Dapo Folorunsho Asaju (born 16 November 1961) is an academician and also the Bishop Theologian of the Anglican Church of Nigeria and the former vice chancellor of Ajayi Crowther University (October 1, 2015-30 September 2020). Dapo was appointed by the Governing council of Ajayi Crowther University.

==Early life and education==
Asaju hails from Iyara Ijumu, in Kogi state, Nigeria. He started his primary education at St. Andrew's primary school, Kabba, where he later proceeded to Holy Trinity at Lokoja. He later concluded his studies at Oke-suna B Primary School, Oja-Oba, Ilorin. He attended Abdul Azeez Memorial College, Okene, for his secondary education. He is an alumnus of the University of Ilorin, where he obtained his Bachelor of Arts degree in 1983; Master of Arts in Christian Studies in 1985 and his Ph.D. in Christian Studies in 2003, from the same university. He delivered the university's first Alumni Lecture in 1985. He also got Masters in Mission from Birmingham Christian College, Selly Oak, Birmingham, UK, in 2003.

==Career==
Asaju began his career as a graduate assistant (1983–1984) at University of Ilorin and Assistant Lecturer in Lagos State University (1984–1988). He became a Lecturer II in 1988, Lecturer I (1990), Senior lecturer (1992), all in Lagos State University. He worked in University of Ilorin as a sabbatical Senior lecturer (1995), Associate Professor (2000) and rose to the post of a Professor of Christian Studies in 2004. He delivered his Inaugural lecture in 2005, titled ‘ Re-enthroning Theology as Queen of Sciences: Theological and Missiological Challenges of African Biblical Hermeneutics’. He was Visiting Professor and William Paton Fellow at the Department of Theology, Birmingham University, UK where he later served as External Examiner to three PhD theses. He was acting Dean, Faculty of Arts Lagos State University., 2005–2007; Acting Deputy Vice Chancellor (Academic) Lagos State University; Member Governing Council, Lagos State University (2006–2008), member, Advisory Council to Government of Lagos State, Visiting Associate Professor Bayreuth University, Germany. He was one time chairman, |Academic Staff Union, Lagos State University, 1988–1993.

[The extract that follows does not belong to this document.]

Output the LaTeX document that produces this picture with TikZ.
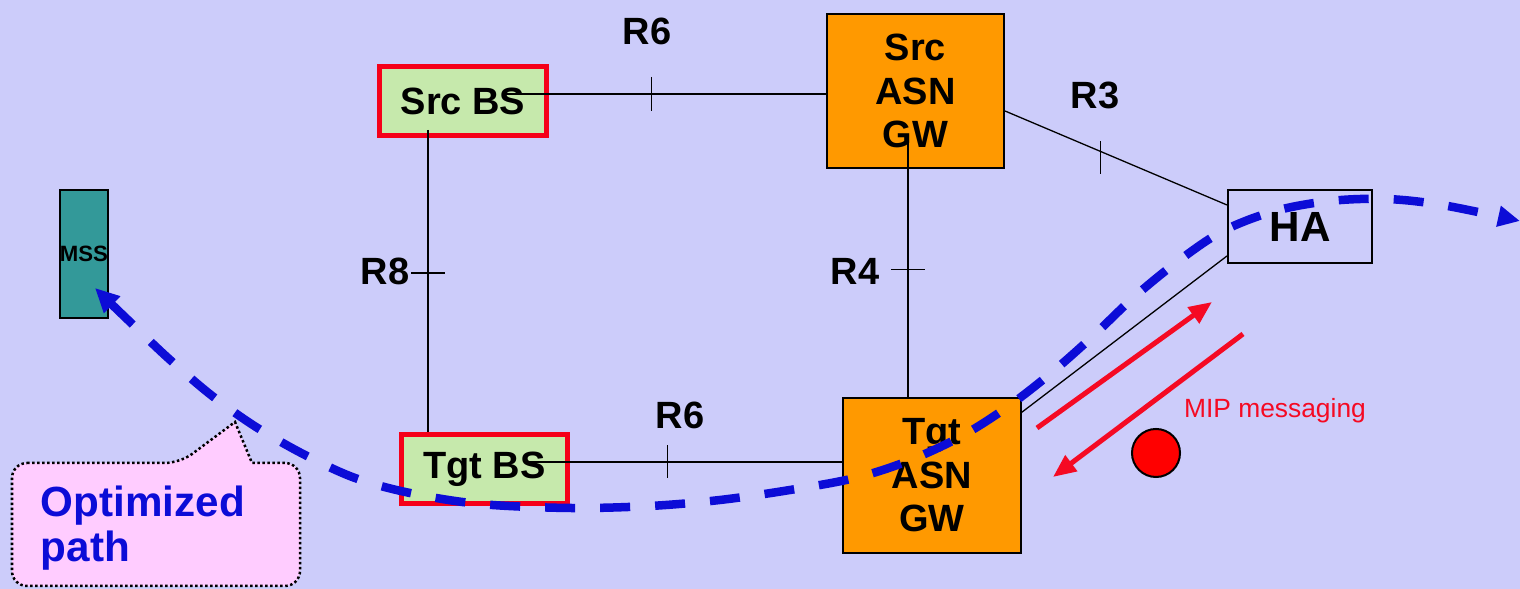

== Membership of academic bodies ==
Asaju is a member of the Constitution Drafting Committee for inauguration of Lagos West Diocese and Theological Resource Grading for GAFCON Church of Nigeria.

==Affiliations==
Professor Asaju, is a member of several and academic societies, including Constitution Drafting Committee for the inauguration of Lagos West Diocese, member Theological resource Grading for GAFCON Church of Nigeria; British Society of New Testament Studies, Nigeria Association for Christian Studies, Nigeria association for bible studies, Academic staff union of Universities among others.

==Personal life==
Asaju was Vicar of Church of Epiphany, Iba Estate; Church of Transfiguration, Ketu Badagry Expressway; Chaplain, Chapel of Light, Lagos State University 2006–2009. A Bishop Theologian, Church of Nigeria and Rector, Crowther Graduate Theological Seminary. He is married to Barrister Mrs. Harriet Seun Asaju with children.
He was the Vice-Chancellor of Ajayi Crowther University for a period of five years.